If truly believing in a threat means massive allocations of resources, worldwide suppression of activities, even to the point of economic depression, and changes in personal behavior on the most fundamental level, then when have we ever believed? Only now, with the coronavirus epidemic, do we go all out: shut borders, avoid human contact, shutter businesses, cancel school, install curfews, and arrest people doing things that a week before were considered normal. Yet it took decades even to have a small-print warning on cigarette packets.

What is it about the coronavirus that has convinced people that it is an unprecedented danger to our species, greater than smoking, greater than all other causes of death? I wish I knew. Because if I did, I could apply that insight to a far greater threat, not just to random vulnerable individuals but to our species and to all species on earth: climate change.

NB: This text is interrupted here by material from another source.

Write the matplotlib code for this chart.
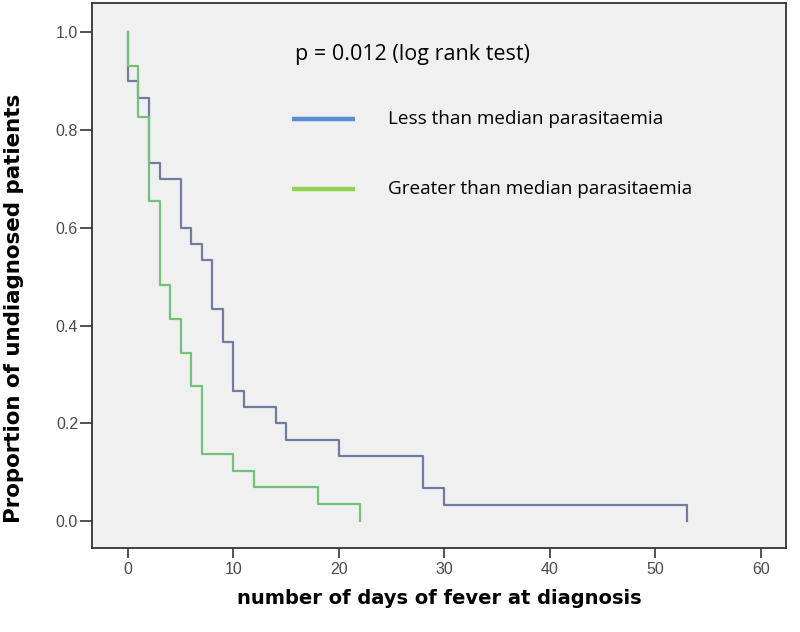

I don’t need to expand here on the predictions about life on our planet in the next decades and centuries as a result of climate change. If you’re reading this column, you already know them: sea level rise and loss of infrastructure, heat-related deaths, spread of disease, extreme weather, wars, famines, and refugees, possibly even the sixth mass extinction event in earth’s history. But judging by the behavior of governments and individuals, we don’t believe in the threat of climate change, not the way we believe that we might get sick from a new germ.


It could be that our response to threats has more to do with how costly the response is to us personally than with how serious the threat is. And part of the difference in a larger response may relate to who suffers; the tobacco industry had and still has a lot of power to prevent wholesale action against it, for example, while the minimum-wage workers who have lost their jobs in the last two months have few resources. Facing up to the realities of climate change would – will – hurt the pocketbooks of the rich and powerful, the industrialists, the stockholders, and the governments. Our extreme response to the coronavirus, though, has had little immediate impact on the rich and powerful, who have savings, pensions, and bailouts; the working class and the marginalized, who have the least power, are suffering the most from lost jobs, failed businesses, and delayed unemployment checks.

I wish our species was better not just at general risk assessment but also at understanding complexities. The dichotomous thinking that allows cigarette company executives to ignore lung cancer deaths, or manufacturers and developers to ignore environmental damage, is terribly short-sighted. Any threat that faces the poor will eventually impact the rich. Any consequence over there will eventually play out over here. We are tied to one another, for good or ill, and what affects refugees in Syria will affect investors in Manhattan. This is true of everything, but especially and dramatically true of climate change. We can’t avoid the effects of climate change by working from home, social distancing, or wearing a mask, but I sure wish we’d put the same commitment into facing it that we have into facing a new and unknown virus.